"W ubiegłym tygodniu byłem w Londynie, rozmawiałem z ludźmi, którzy mogą finansować nasz dług, w ich ocenie Polska jest krajem finansowo wiarygodnym" - powiedział Filar w poniedziałek w RMF FM.

"Dilerzy mogą reagować spontanicznie, ale osoby zajmujące się strategią sobie wszystko przemyślały i zareagują spokojnie" - dodał.

W wywiadzie dla "Rzeczpospolitej" minister finansów Jacek Rostowski poinformował, że deficyt budżetowy w 2010 roku wzrośnie do 52,2 mld zł z 27,2 mld zł w 2009 roku. Minister szacuje wzrost PKB w 2010 na 1,2 proc. wobec 0,5 proc. w prognozie dotychczasowej.

Członek RPP uważa, że sytuacja budżetowa pozostaje pod kontrolą, a informacje o deficycie nie są zaskoczeniem.

Reklama

"To nie jest żaden szok, można było wyliczyć tą większą liczbę. Jeżeli zakładamy, że w roku przyszłym gospodarka nie będzie znacząco rosła, więc dochody nie będą większe, a większość wydatków jest zdeterminowana ustawowo, to mamy taką liczbę" - powiedział.

"Sytuacja jest całkowicie pod kontrolą, nie ma katastrofy" - dodał.

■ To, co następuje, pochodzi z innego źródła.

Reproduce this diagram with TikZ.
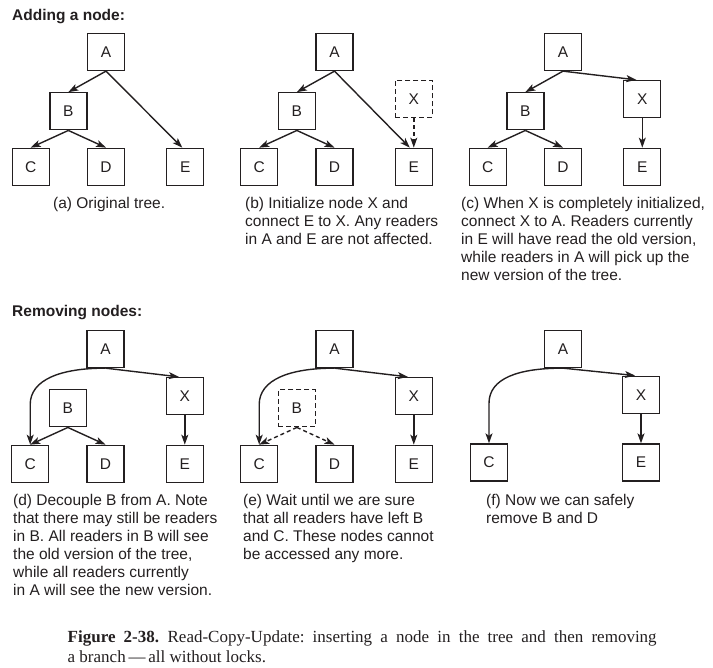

W ocenie Filara, najbardziej optymistyczna data przystąpienia do strefy euro to 2013.

"Nie sądzę, żeby większy deficyt nas do strefy euro przybliżał. Jesteśmy objęci procedurą nadmiernego deficytu, mamy czas do 2012 r., żeby się z tym uporać. Ocena nastąpi w 2012 r., jeśli będzie pozytywna, to najbardziej optymistyczna data przyjęcia euro to 2013 r." - uważa członek RPP.

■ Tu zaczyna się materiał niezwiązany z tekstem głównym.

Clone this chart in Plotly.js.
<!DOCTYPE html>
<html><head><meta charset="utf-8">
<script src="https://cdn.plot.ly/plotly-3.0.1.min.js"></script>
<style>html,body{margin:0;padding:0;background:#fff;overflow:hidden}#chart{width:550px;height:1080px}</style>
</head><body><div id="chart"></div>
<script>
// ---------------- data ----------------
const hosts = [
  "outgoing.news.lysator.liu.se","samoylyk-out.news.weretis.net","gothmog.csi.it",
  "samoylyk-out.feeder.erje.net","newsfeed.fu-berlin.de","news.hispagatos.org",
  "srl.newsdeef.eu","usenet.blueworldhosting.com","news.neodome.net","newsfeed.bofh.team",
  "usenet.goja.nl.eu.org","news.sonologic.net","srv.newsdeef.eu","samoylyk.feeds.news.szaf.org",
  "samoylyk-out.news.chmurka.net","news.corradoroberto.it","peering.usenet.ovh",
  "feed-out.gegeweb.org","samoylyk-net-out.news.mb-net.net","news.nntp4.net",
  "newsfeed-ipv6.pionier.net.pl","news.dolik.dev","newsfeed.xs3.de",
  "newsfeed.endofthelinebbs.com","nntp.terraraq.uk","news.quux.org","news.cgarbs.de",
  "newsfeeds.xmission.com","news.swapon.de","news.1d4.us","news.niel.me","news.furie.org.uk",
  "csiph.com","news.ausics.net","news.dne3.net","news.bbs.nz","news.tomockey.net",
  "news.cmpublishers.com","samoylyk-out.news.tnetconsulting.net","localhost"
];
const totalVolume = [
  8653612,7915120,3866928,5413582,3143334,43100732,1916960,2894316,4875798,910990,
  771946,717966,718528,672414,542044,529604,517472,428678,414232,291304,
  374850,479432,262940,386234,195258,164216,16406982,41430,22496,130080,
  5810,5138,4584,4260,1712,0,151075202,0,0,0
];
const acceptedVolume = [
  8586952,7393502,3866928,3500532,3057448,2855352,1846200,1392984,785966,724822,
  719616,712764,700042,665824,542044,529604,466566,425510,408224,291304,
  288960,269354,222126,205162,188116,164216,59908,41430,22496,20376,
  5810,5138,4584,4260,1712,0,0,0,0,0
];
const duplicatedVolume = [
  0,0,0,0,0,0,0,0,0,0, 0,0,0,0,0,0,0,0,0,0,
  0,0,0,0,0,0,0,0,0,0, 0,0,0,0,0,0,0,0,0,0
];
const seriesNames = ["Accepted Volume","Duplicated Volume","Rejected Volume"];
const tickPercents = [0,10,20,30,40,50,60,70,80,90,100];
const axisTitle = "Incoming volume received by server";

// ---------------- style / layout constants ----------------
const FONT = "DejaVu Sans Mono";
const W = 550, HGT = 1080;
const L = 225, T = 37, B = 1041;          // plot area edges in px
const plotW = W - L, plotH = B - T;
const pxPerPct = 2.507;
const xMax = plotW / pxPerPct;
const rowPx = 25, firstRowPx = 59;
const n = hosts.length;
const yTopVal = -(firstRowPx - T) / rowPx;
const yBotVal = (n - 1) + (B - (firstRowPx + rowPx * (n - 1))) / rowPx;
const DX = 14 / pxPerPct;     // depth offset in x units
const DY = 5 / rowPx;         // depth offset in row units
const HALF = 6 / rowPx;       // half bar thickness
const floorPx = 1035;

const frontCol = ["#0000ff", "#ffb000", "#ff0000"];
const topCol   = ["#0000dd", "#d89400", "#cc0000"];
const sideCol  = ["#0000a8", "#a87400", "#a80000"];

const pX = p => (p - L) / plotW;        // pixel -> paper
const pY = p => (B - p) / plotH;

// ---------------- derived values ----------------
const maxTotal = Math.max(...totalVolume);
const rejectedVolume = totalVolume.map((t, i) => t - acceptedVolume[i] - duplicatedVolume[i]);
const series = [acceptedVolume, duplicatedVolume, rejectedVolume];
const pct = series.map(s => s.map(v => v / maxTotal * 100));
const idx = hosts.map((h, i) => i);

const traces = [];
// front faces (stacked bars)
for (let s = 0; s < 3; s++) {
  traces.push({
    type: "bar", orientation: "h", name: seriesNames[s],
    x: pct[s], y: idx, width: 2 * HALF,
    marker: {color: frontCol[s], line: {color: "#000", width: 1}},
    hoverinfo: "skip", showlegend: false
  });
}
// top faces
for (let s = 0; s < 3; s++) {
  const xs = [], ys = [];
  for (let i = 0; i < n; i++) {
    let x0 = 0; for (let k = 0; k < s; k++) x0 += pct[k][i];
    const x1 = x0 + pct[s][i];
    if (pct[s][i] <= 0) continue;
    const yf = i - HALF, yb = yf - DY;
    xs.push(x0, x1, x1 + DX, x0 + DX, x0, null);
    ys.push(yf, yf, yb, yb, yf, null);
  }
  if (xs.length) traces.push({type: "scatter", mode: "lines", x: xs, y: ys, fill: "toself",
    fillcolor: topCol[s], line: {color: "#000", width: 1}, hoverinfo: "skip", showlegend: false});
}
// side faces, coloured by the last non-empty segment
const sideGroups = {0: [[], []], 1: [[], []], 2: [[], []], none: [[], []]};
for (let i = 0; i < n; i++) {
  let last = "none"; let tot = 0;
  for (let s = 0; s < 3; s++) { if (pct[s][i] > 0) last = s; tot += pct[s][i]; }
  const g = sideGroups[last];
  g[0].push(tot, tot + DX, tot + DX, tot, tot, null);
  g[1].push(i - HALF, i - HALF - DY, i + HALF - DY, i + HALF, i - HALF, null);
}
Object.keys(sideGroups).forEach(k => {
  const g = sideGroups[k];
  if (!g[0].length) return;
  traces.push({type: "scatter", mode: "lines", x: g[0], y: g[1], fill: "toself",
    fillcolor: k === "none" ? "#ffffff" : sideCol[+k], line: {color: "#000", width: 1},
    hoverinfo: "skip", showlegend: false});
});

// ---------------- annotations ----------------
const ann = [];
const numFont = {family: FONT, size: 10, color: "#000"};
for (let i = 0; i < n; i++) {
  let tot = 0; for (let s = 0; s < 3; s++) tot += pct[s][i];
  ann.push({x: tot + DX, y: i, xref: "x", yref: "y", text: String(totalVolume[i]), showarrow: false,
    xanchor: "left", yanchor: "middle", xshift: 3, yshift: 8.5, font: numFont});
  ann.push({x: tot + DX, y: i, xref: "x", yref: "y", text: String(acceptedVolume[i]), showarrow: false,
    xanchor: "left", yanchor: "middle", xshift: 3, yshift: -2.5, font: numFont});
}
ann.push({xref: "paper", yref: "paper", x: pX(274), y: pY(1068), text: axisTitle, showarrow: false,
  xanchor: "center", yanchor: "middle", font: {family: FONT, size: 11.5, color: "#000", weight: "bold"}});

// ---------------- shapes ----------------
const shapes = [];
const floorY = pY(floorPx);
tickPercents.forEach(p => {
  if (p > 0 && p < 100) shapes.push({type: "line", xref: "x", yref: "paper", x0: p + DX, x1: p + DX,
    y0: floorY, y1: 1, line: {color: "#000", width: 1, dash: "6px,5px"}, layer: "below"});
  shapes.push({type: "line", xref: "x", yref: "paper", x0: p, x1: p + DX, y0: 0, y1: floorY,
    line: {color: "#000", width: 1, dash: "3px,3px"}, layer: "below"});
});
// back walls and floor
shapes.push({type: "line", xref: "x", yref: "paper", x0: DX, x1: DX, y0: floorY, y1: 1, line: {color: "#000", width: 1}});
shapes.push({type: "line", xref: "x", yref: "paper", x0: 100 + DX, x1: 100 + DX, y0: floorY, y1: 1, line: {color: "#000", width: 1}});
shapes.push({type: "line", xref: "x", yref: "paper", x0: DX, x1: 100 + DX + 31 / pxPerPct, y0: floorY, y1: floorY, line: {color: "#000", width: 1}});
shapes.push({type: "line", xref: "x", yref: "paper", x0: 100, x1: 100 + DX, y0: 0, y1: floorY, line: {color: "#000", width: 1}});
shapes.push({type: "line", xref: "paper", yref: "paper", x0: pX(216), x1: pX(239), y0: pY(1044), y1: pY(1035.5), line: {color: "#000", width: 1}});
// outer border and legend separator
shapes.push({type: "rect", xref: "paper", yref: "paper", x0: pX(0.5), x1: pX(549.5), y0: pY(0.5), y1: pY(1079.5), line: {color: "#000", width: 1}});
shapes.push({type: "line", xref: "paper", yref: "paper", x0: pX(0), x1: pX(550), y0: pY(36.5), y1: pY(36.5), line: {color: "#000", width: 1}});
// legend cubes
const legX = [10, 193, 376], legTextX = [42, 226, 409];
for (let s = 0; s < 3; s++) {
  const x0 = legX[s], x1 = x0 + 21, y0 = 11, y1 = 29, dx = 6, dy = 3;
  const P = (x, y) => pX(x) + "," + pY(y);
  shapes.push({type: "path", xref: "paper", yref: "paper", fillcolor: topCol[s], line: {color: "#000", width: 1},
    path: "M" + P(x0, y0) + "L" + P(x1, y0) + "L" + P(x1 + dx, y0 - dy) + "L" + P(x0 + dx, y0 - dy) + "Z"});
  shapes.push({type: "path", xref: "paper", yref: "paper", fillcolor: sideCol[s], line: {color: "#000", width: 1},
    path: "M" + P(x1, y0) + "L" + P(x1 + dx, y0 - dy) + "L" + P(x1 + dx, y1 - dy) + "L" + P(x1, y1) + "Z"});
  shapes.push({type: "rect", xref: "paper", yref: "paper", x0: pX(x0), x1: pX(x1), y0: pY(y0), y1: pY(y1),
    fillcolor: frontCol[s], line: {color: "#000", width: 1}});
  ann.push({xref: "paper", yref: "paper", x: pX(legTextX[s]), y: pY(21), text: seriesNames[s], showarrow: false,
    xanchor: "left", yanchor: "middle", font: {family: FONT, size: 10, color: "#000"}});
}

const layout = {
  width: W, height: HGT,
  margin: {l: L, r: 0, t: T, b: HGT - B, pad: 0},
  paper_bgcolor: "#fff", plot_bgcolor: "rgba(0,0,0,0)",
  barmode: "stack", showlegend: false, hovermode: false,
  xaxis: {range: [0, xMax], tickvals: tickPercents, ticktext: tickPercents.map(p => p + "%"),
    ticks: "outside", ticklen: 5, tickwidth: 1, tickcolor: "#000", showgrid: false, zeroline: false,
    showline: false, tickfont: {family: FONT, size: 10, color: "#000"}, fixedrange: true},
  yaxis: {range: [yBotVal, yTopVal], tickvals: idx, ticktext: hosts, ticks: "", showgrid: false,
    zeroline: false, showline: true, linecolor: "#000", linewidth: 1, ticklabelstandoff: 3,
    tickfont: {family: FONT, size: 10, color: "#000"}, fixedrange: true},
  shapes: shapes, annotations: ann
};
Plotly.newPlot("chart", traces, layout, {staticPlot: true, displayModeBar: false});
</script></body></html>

W czerwcu Komisja Europejska formalnie wznowiła wobec Polski procedurę nadmiernego deficytu. Do 2012 roku Polska musi zmniejszyć deficyt finansów publicznych do wymaganego w Traktacie z Maastricht limitu 3 proc.

W opinii Filara wzrost gospodarczy nie przełoży się na znaczący wzrost dochodów państwa.

"Jesteśmy jedyną rosnącą gospodarką w Europie, ale ten wzrost nie jest taki, by przynieść znaczący wzrost dochodów państwa" - powiedział.

Prof. Filar nie wyklucza, że NBP na koniec roku wykaże zysk.

"Specyfika rachunkowości banku centralnego sprawia, że odpowiedzialnie można mówić o zysku na koniec roku kalendarzowego. Nie wykluczam zysku, ale o jego wielkości będzie można mówić na koniec roku" - powiedział.